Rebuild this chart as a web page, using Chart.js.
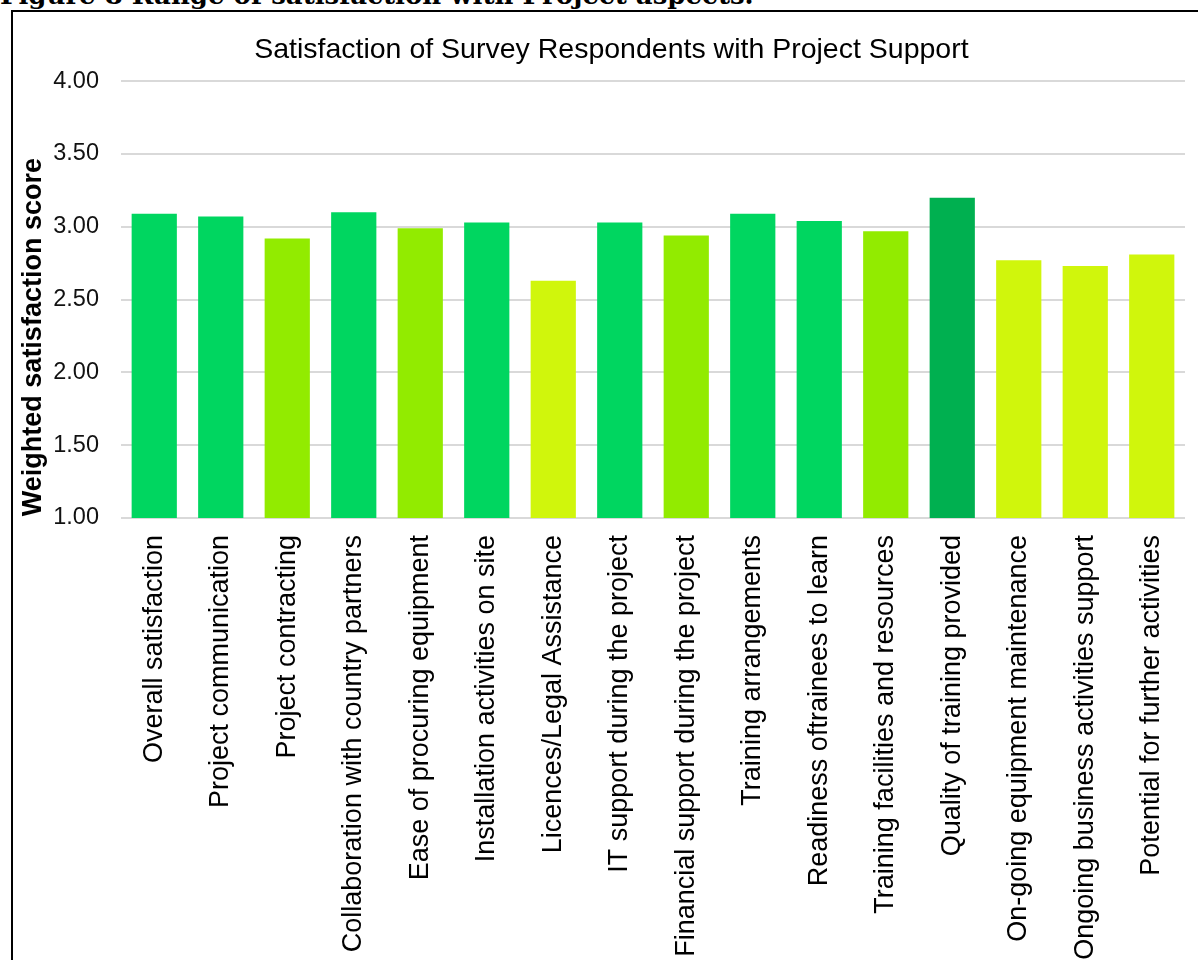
<!DOCTYPE html>
<html lang="en">
<head>
    <meta charset="UTF-8">
    <title>Satisfaction of Survey Respondents with Project Support</title>
    <script src="https://cdn.jsdelivr.net/npm/chart.js"></script>
    <style>
        html, body {
            margin: 0;
            padding: 0;
            background: #fff;
            overflow: hidden;
            width: 1198px;
            height: 960px;
        }
        .caption {
            position: absolute;
            left: 0;
            top: -20px;
            margin: 0;
            font-family: "DejaVu Serif", "Liberation Serif", serif;
            font-weight: bold;
            font-size: 26px;
            line-height: 30px;
            white-space: nowrap;
            color: #000;
        }
        .frame {
            position: absolute;
            left: 11px;
            top: 10px;
            width: 1300px;
            height: 1100px;
            border: 2px solid #000;
        }
        .chart-box {
            position: absolute;
            left: 14px;
            top: 13px;
            width: 1184px;
            height: 1000px;
        }
    </style>
</head>
<body>
    <p class="caption">Figure 8 Range of satisfaction with Project aspects.</p>
    <div class="frame"></div>
    <div class="chart-box">
        <canvas id="satChart"></canvas>
    </div>

    <script>
        // chart data
        var aspects = [
            'Overall satisfaction',
            'Project communication',
            'Project contracting',
            'Collaboration with country partners',
            'Ease of procuring equipment',
            'Installation activities on site',
            'Licences/Legal Assistance',
            'IT support during the project',
            'Financial support during the project',
            'Training arrangements',
            'Readiness oftrainees to learn',
            'Training facilities and resources',
            'Quality of training provided',
            'On-going equipment maintenance',
            'Ongoing business activities support',
            'Potential for further activities'
        ];
        var scores = [3.09, 3.07, 2.92, 3.10, 2.99, 3.03, 2.63, 3.03, 2.94, 3.09, 3.04, 2.97, 3.20, 2.77, 2.73, 2.81];
        // colour band for each bar (as in the original figure)
        var bands = ['high', 'high', 'mid', 'high', 'mid', 'high', 'low', 'high', 'mid', 'high', 'high', 'mid', 'top', 'low', 'low', 'low'];
        var yTicks = [1.00, 1.50, 2.00, 2.50, 3.00, 3.50, 4.00];

        var bandColours = {
            top: '#00b050',
            high: '#00d660',
            mid: '#92eb00',
            low: '#d0f60c'
        };

        var ctx = document.getElementById('satChart').getContext('2d');
        Chart.defaults.font.family = '"Liberation Sans", Arial, sans-serif';
        Chart.defaults.color = '#111';

        var satChart = new Chart(ctx, {
            type: 'bar',
            data: {
                labels: aspects,
                datasets: [{
                    data: scores,
                    backgroundColor: bands.map(function (b) { return bandColours[b]; }),
                    borderWidth: 0,
                    categoryPercentage: 1.0,
                    barPercentage: 0.68
                }]
            },
            options: {
                responsive: true,
                maintainAspectRatio: false,
                animation: false,
                layout: {
                    padding: { left: 0, right: 13, top: 0, bottom: 0 }
                },
                plugins: {
                    legend: { display: false },
                    tooltip: { enabled: false },
                    title: {
                        display: true,
                        // leading spaces nudge the centred title to the right, like the original
                        text: '\u00a0\u00a0\u00a0Satisfaction of Survey Respondents with Project Support',
                        color: '#000',
                        font: { size: 28.5, weight: 'normal' },
                        padding: { top: 20, bottom: 14 }
                    }
                },
                scales: {
                    x: {
                        grid: { display: false },
                        border: { display: false },
                        ticks: {
                            autoSkip: false,
                            minRotation: 90,
                            maxRotation: 90,
                            padding: 9,
                            color: '#000',
                            font: { size: 27 }
                        },
                        afterFit: function (axis) { axis.height = 495; }
                    },
                    y: {
                        min: 1,
                        max: 4,
                        afterBuildTicks: function (axis) {
                            axis.ticks = yTicks.map(function (v) { return { value: v }; });
                        },
                        grid: {
                            color: '#d9d9d9',
                            lineWidth: 2,
                            drawTicks: false
                        },
                        border: { display: false },
                        ticks: {
                            padding: 22,
                            color: '#111',
                            font: { size: 23.5 },
                            callback: function (v) { return Number(v).toFixed(2); }
                        },
                        title: {
                            display: true,
                            text: 'Weighted satisfaction score' + '\u00a0'.repeat(10),
                            color: '#000',
                            font: { size: 27, weight: 'bold' },
                            padding: { top: 3, bottom: 0 }
                        },
                        afterFit: function (axis) { axis.width = 107; }
                    }
                }
            }
        });
    </script>
</body>
</html>
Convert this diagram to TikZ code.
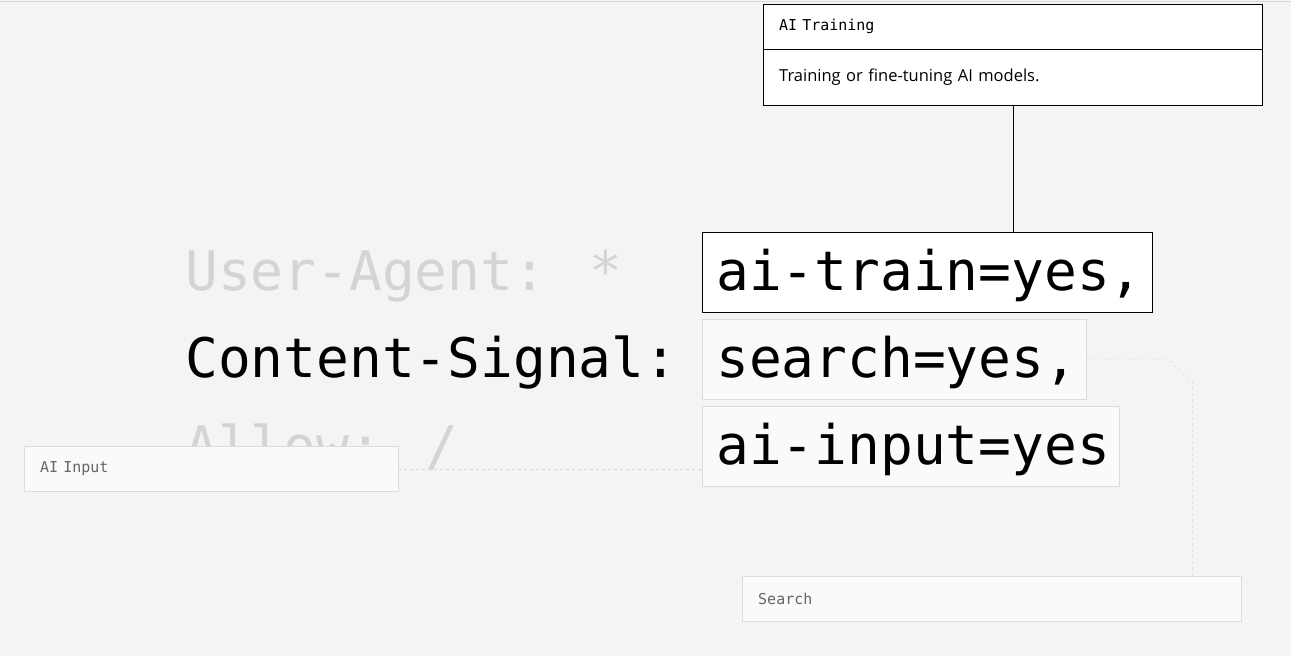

# # # # # # #

DIRECTIONS FOR THIS TASK: Leaving aside the images, write out the entries above word for word.

WRITTEN SOLUTION:
Rebuild this chart as a web page, using Chart.js.
<!DOCTYPE html>
<html lang="en">
<head>
    <meta charset="UTF-8">
    <title>Satisfaction of Survey Respondents with Project Support</title>
    <script src="https://cdn.jsdelivr.net/npm/chart.js"></script>
    <style>
        html, body {
            margin: 0;
            padding: 0;
            background: #fff;
            overflow: hidden;
            width: 1198px;
            height: 960px;
        }
        .caption {
            position: absolute;
            left: 0;
            top: -20px;
            margin: 0;
            font-family: "DejaVu Serif", "Liberation Serif", serif;
            font-weight: bold;
            font-size: 26px;
            line-height: 30px;
            white-space: nowrap;
            color: #000;
        }
        .frame {
            position: absolute;
            left: 11px;
            top: 10px;
            width: 1300px;
            height: 1100px;
            border: 2px solid #000;
        }
        .chart-box {
            position: absolute;
            left: 14px;
            top: 13px;
            width: 1184px;
            height: 1000px;
        }
    </style>
</head>
<body>
    <p class="caption">Figure 8 Range of satisfaction with Project aspects.</p>
    <div class="frame"></div>
    <div class="chart-box">
        <canvas id="satChart"></canvas>
    </div>

    <script>
        // chart data
        var aspects = [
            'Overall satisfaction',
            'Project communication',
            'Project contracting',
            'Collaboration with country partners',
            'Ease of procuring equipment',
            'Installation activities on site',
            'Licences/Legal Assistance',
            'IT support during the project',
            'Financial support during the project',
            'Training arrangements',
            'Readiness oftrainees to learn',
            'Training facilities and resources',
            'Quality of training provided',
            'On-going equipment maintenance',
            'Ongoing business activities support',
            'Potential for further activities'
        ];
        var scores = [3.09, 3.07, 2.92, 3.10, 2.99, 3.03, 2.63, 3.03, 2.94, 3.09, 3.04, 2.97, 3.20, 2.77, 2.73, 2.81];
        // colour band for each bar (as in the original figure)
        var bands = ['high', 'high', 'mid', 'high', 'mid', 'high', 'low', 'high', 'mid', 'high', 'high', 'mid', 'top', 'low', 'low', 'low'];
        var yTicks = [1.00, 1.50, 2.00, 2.50, 3.00, 3.50, 4.00];

        var bandColours = {
            top: '#00b050',
            high: '#00d660',
            mid: '#92eb00',
            low: '#d0f60c'
        };

        var ctx = document.getElementById('satChart').getContext('2d');
        Chart.defaults.font.family = '"Liberation Sans", Arial, sans-serif';
        Chart.defaults.color = '#111';

        var satChart = new Chart(ctx, {
            type: 'bar',
            data: {
                labels: aspects,
                datasets: [{
                    data: scores,
                    backgroundColor: bands.map(function (b) { return bandColours[b]; }),
                    borderWidth: 0,
                    categoryPercentage: 1.0,
                    barPercentage: 0.68
                }]
            },
            options: {
                responsive: true,
                maintainAspectRatio: false,
                animation: false,
                layout: {
                    padding: { left: 0, right: 13, top: 0, bottom: 0 }
                },
                plugins: {
                    legend: { display: false },
                    tooltip: { enabled: false },
                    title: {
                        display: true,
                        // leading spaces nudge the centred title to the right, like the original
                        text: '\u00a0\u00a0\u00a0Satisfaction of Survey Respondents with Project Support',
                        color: '#000',
                        font: { size: 28.5, weight: 'normal' },
                        padding: { top: 20, bottom: 14 }
                    }
                },
                scales: {
                    x: {
                        grid: { display: false },
                        border: { display: false },
                        ticks: {
                            autoSkip: false,
                            minRotation: 90,
                            maxRotation: 90,
                            padding: 9,
                            color: '#000',
                            font: { size: 27 }
                        },
                        afterFit: function (axis) { axis.height = 495; }
                    },
                    y: {
                        min: 1,
                        max: 4,
                        afterBuildTicks: function (axis) {
                            axis.ticks = yTicks.map(function (v) { return { value: v }; });
                        },
                        grid: {
                            color: '#d9d9d9',
                            lineWidth: 2,
                            drawTicks: false
                        },
                        border: { display: false },
                        ticks: {
                            padding: 22,
                            color: '#111',
                            font: { size: 23.5 },
                            callback: function (v) { return Number(v).toFixed(2); }
                        },
                        title: {
                            display: true,
                            text: 'Weighted satisfaction score' + '\u00a0'.repeat(10),
                            color: '#000',
                            font: { size: 27, weight: 'bold' },
                            padding: { top: 3, bottom: 0 }
                        },
                        afterFit: function (axis) { axis.width = 107; }
                    }
                }
            }
        });
    </script>
</body>
</html>
Convert this diagram to TikZ code.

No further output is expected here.